### The exercise
Write out each line word for word. Drop pictures.

### Information provided

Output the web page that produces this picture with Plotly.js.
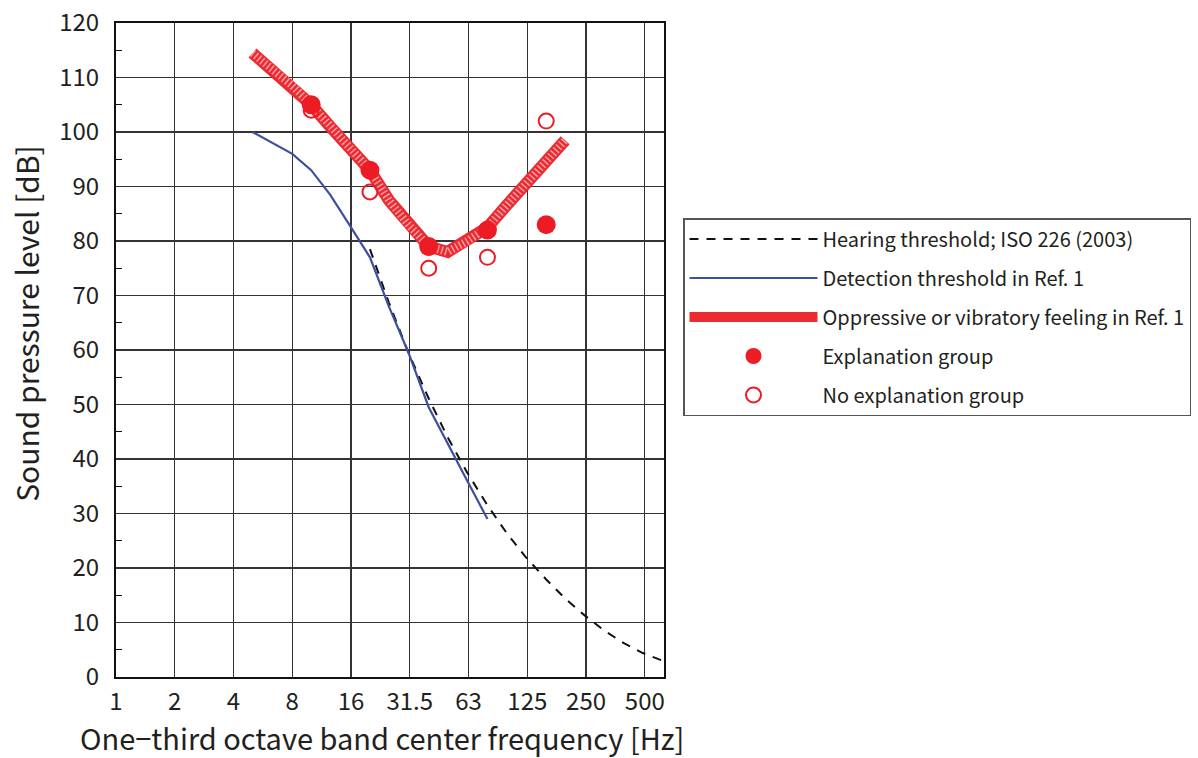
<!DOCTYPE html>
<html>
<head>
<meta charset="utf-8">
<script src="https://cdn.plot.ly/plotly-3.0.1.min.js"></script>
<style>html,body{margin:0;padding:0;background:#fff;}#chart{width:1198px;height:758px;}</style>
</head>
<body>
<div id="chart"></div>
<script>
// Hearing threshold, ISO 226 (2003)
const isoFreq = [20, 25, 31.5, 40, 50, 63, 80, 100, 125, 160, 200, 250, 315, 400, 500, 630];
const isoSPL  = [78.5, 68.7, 59.5, 51.1, 44.0, 37.5, 31.5, 26.5, 22.1, 17.9, 14.4, 11.4, 8.6, 6.2, 4.4, 3.0];
// Detection threshold in Ref. 1
const detFreq = [5, 6.3, 8, 10, 12.5, 16, 20, 25, 31.5, 40, 50, 63, 80];
const detSPL  = [100, 98, 96, 93, 88.5, 82.5, 77, 68, 59.5, 49.5, 43, 36, 29];
// Oppressive or vibratory feeling in Ref. 1
const oppFreq = [5, 6.3, 8, 10, 12.5, 16, 20, 25, 31.5, 40, 50, 63, 80, 100, 125, 160, 200];
const oppSPL  = [114.5, 111.5, 108.5, 105, 101, 97, 93, 87.5, 83, 79, 78, 80, 82.5, 86.5, 90.5, 95, 98.5];
// Groups
const expFreq = [10, 20, 40, 80, 160];
const expSPL  = [105, 93, 79, 82, 83];
const noExpFreq = [10, 20, 40, 80, 160];
const noExpSPL  = [104, 89, 75, 77, 102];
// Axis ticks
const xTickVals = [1, 2, 4, 8, 16, 32, 64, 128, 256, 512];
const xTickText = ['1', '2', '4', '8', '16', '31.5', '63', '125', '250', '500'];
const yTickVals = [0, 10, 20, 30, 40, 50, 60, 70, 80, 90, 100, 110, 120];
const yMinorVals = [5, 15, 25, 35, 45, 55, 65, 75, 85, 95, 105, 115];
const legendNames = ['Hearing threshold; ISO 226 (2003)', 'Detection threshold in Ref. 1',
  'Oppressive or vibratory feeling in Ref. 1', 'Explanation group', 'No explanation group'];
const xTitle = 'One\u2212third octave band center frequency [Hz]';
const yTitle = 'Sound pressure level [dB]';

const FONT = '"Noto Sans CJK JP", "Noto Sans", sans-serif';
const RED = '#ed1c24';

const traces = [
  {x: isoFreq, y: isoSPL, type: 'scatter', mode: 'lines', name: legendNames[0],
   line: {color: '#111', width: 2, dash: '9px,8px'}, legendgroup: 'a', legendrank: 1},
  {x: detFreq, y: detSPL, type: 'scatter', mode: 'lines', name: legendNames[1],
   line: {color: '#3d4f9f', width: 2.2}, legendgroup: 'b', legendrank: 2},
  {x: oppFreq, y: oppSPL, type: 'scatter', mode: 'lines', name: legendNames[2],
   line: {color: '#ec2a32', width: 12}, legendgroup: 'c', legendrank: 3},
  {x: oppFreq, y: oppSPL, type: 'scatter', mode: 'lines', showlegend: false, hoverinfo: 'skip',
   line: {color: 'rgba(255,255,255,0.55)', width: 8, dash: '1.5px,2.5px'}, legendgroup: 'c'},
  {x: noExpFreq, y: noExpSPL, type: 'scatter', mode: 'markers', name: legendNames[4],
   marker: {symbol: 'circle-open', size: 15, color: RED, line: {width: 2, color: RED}},
   legendgroup: 'e', legendrank: 5},
  {x: expFreq, y: expSPL, type: 'scatter', mode: 'markers', name: legendNames[3],
   marker: {symbol: 'circle', size: 19, color: RED},
   legendgroup: 'd', legendrank: 4}
];

const layout = {
  width: 1198, height: 758,
  margin: {l: 116, r: 534, t: 23, b: 81},
  paper_bgcolor: '#fff', plot_bgcolor: '#fff',
  font: {family: FONT, color: '#231f20'},
  showlegend: true,
  legend: {
    xref: 'container', yref: 'container',
    x: 683 / 1198, xanchor: 'left', y: 1 - 218 / 758, yanchor: 'top',
    bordercolor: '#555', borderwidth: 1.5, bgcolor: '#fff',
    font: {family: FONT, size: 20, color: '#231f20'},
    itemwidth: 128, tracegroupgap: 10, traceorder: 'grouped'
  },
  xaxis: {
    type: 'log', range: [0, Math.log10(642)],
    tickvals: xTickVals, ticktext: xTickText,
    showgrid: true, gridcolor: '#333', gridwidth: 1.2,
    showline: true, linecolor: '#111', linewidth: 2, mirror: true,
    ticks: '', zeroline: false, ticklabelstandoff: 2,
    tickfont: {family: FONT, size: 24, color: '#231f20'},
    title: {text: ''}
  },
  yaxis: {
    range: [0, 120], tickvals: yTickVals,
    showgrid: true, gridcolor: '#333', gridwidth: 1.2,
    showline: true, linecolor: '#111', linewidth: 2, mirror: true,
    ticks: '', zeroline: false, ticklabelstandoff: 10,
    tickfont: {family: FONT, size: 24, color: '#231f20'},
    minor: {tickvals: yMinorVals, ticks: 'inside', ticklen: 6, tickcolor: '#111', tickwidth: 1.2, showgrid: false},
    title: {text: ''}
  },
  annotations: [{
    text: yTitle, xref: 'paper', yref: 'paper',
    x: -0.163, y: 0.541, xanchor: 'center', yanchor: 'middle', textangle: -90,
    showarrow: false, font: {family: FONT, size: 30, color: '#231f20'}
  }, {
    text: xTitle, xref: 'paper', yref: 'paper',
    x: (382 - 116) / 548, y: (677 - 737) / 654, xanchor: 'center', yanchor: 'middle',
    showarrow: false, font: {family: FONT, size: 29, color: '#231f20'}
  }]
};

Plotly.newPlot('chart', traces, layout, {displayModeBar: false, staticPlot: true});
</script>
</body>
</html>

### The answer
Output the web page that produces this picture with Plotly.js.
<!DOCTYPE html>
<html>
<head>
<meta charset="utf-8">
<script src="https://cdn.plot.ly/plotly-3.0.1.min.js"></script>
<style>html,body{margin:0;padding:0;background:#fff;}#chart{width:1198px;height:758px;}</style>
</head>
<body>
<div id="chart"></div>
<script>
// Hearing threshold, ISO 226 (2003)
const isoFreq = [20, 25, 31.5, 40, 50, 63, 80, 100, 125, 160, 200, 250, 315, 400, 500, 630];
const isoSPL  = [78.5, 68.7, 59.5, 51.1, 44.0, 37.5, 31.5, 26.5, 22.1, 17.9, 14.4, 11.4, 8.6, 6.2, 4.4, 3.0];
// Detection threshold in Ref. 1
const detFreq = [5, 6.3, 8, 10, 12.5, 16, 20, 25, 31.5, 40, 50, 63, 80];
const detSPL  = [100, 98, 96, 93, 88.5, 82.5, 77, 68, 59.5, 49.5, 43, 36, 29];
// Oppressive or vibratory feeling in Ref. 1
const oppFreq = [5, 6.3, 8, 10, 12.5, 16, 20, 25, 31.5, 40, 50, 63, 80, 100, 125, 160, 200];
const oppSPL  = [114.5, 111.5, 108.5, 105, 101, 97, 93, 87.5, 83, 79, 78, 80, 82.5, 86.5, 90.5, 95, 98.5];
// Groups
const expFreq = [10, 20, 40, 80, 160];
const expSPL  = [105, 93, 79, 82, 83];
const noExpFreq = [10, 20, 40, 80, 160];
const noExpSPL  = [104, 89, 75, 77, 102];
// Axis ticks
const xTickVals = [1, 2, 4, 8, 16, 32, 64, 128, 256, 512];
const xTickText = ['1', '2', '4', '8', '16', '31.5', '63', '125', '250', '500'];
const yTickVals = [0, 10, 20, 30, 40, 50, 60, 70, 80, 90, 100, 110, 120];
const yMinorVals = [5, 15, 25, 35, 45, 55, 65, 75, 85, 95, 105, 115];
const legendNames = ['Hearing threshold; ISO 226 (2003)', 'Detection threshold in Ref. 1',
  'Oppressive or vibratory feeling in Ref. 1', 'Explanation group', 'No explanation group'];
const xTitle = 'One\u2212third octave band center frequency [Hz]';
const yTitle = 'Sound pressure level [dB]';

const FONT = '"Noto Sans CJK JP", "Noto Sans", sans-serif';
const RED = '#ed1c24';

const traces = [
  {x: isoFreq, y: isoSPL, type: 'scatter', mode: 'lines', name: legendNames[0],
   line: {color: '#111', width: 2, dash: '9px,8px'}, legendgroup: 'a', legendrank: 1},
  {x: detFreq, y: detSPL, type: 'scatter', mode: 'lines', name: legendNames[1],
   line: {color: '#3d4f9f', width: 2.2}, legendgroup: 'b', legendrank: 2},
  {x: oppFreq, y: oppSPL, type: 'scatter', mode: 'lines', name: legendNames[2],
   line: {color: '#ec2a32', width: 12}, legendgroup: 'c', legendrank: 3},
  {x: oppFreq, y: oppSPL, type: 'scatter', mode: 'lines', showlegend: false, hoverinfo: 'skip',
   line: {color: 'rgba(255,255,255,0.55)', width: 8, dash: '1.5px,2.5px'}, legendgroup: 'c'},
  {x: noExpFreq, y: noExpSPL, type: 'scatter', mode: 'markers', name: legendNames[4],
   marker: {symbol: 'circle-open', size: 15, color: RED, line: {width: 2, color: RED}},
   legendgroup: 'e', legendrank: 5},
  {x: expFreq, y: expSPL, type: 'scatter', mode: 'markers', name: legendNames[3],
   marker: {symbol: 'circle', size: 19, color: RED},
   legendgroup: 'd', legendrank: 4}
];

const layout = {
  width: 1198, height: 758,
  margin: {l: 116, r: 534, t: 23, b: 81},
  paper_bgcolor: '#fff', plot_bgcolor: '#fff',
  font: {family: FONT, color: '#231f20'},
  showlegend: true,
  legend: {
    xref: 'container', yref: 'container',
    x: 683 / 1198, xanchor: 'left', y: 1 - 218 / 758, yanchor: 'top',
    bordercolor: '#555', borderwidth: 1.5, bgcolor: '#fff',
    font: {family: FONT, size: 20, color: '#231f20'},
    itemwidth: 128, tracegroupgap: 10, traceorder: 'grouped'
  },
  xaxis: {
    type: 'log', range: [0, Math.log10(642)],
    tickvals: xTickVals, ticktext: xTickText,
    showgrid: true, gridcolor: '#333', gridwidth: 1.2,
    showline: true, linecolor: '#111', linewidth: 2, mirror: true,
    ticks: '', zeroline: false, ticklabelstandoff: 2,
    tickfont: {family: FONT, size: 24, color: '#231f20'},
    title: {text: ''}
  },
  yaxis: {
    range: [0, 120], tickvals: yTickVals,
    showgrid: true, gridcolor: '#333', gridwidth: 1.2,
    showline: true, linecolor: '#111', linewidth: 2, mirror: true,
    ticks: '', zeroline: false, ticklabelstandoff: 10,
    tickfont: {family: FONT, size: 24, color: '#231f20'},
    minor: {tickvals: yMinorVals, ticks: 'inside', ticklen: 6, tickcolor: '#111', tickwidth: 1.2, showgrid: false},
    title: {text: ''}
  },
  annotations: [{
    text: yTitle, xref: 'paper', yref: 'paper',
    x: -0.163, y: 0.541, xanchor: 'center', yanchor: 'middle', textangle: -90,
    showarrow: false, font: {family: FONT, size: 30, color: '#231f20'}
  }, {
    text: xTitle, xref: 'paper', yref: 'paper',
    x: (382 - 116) / 548, y: (677 - 737) / 654, xanchor: 'center', yanchor: 'middle',
    showarrow: false, font: {family: FONT, size: 29, color: '#231f20'}
  }]
};

Plotly.newPlot('chart', traces, layout, {displayModeBar: false, staticPlot: true});
</script>
</body>
</html>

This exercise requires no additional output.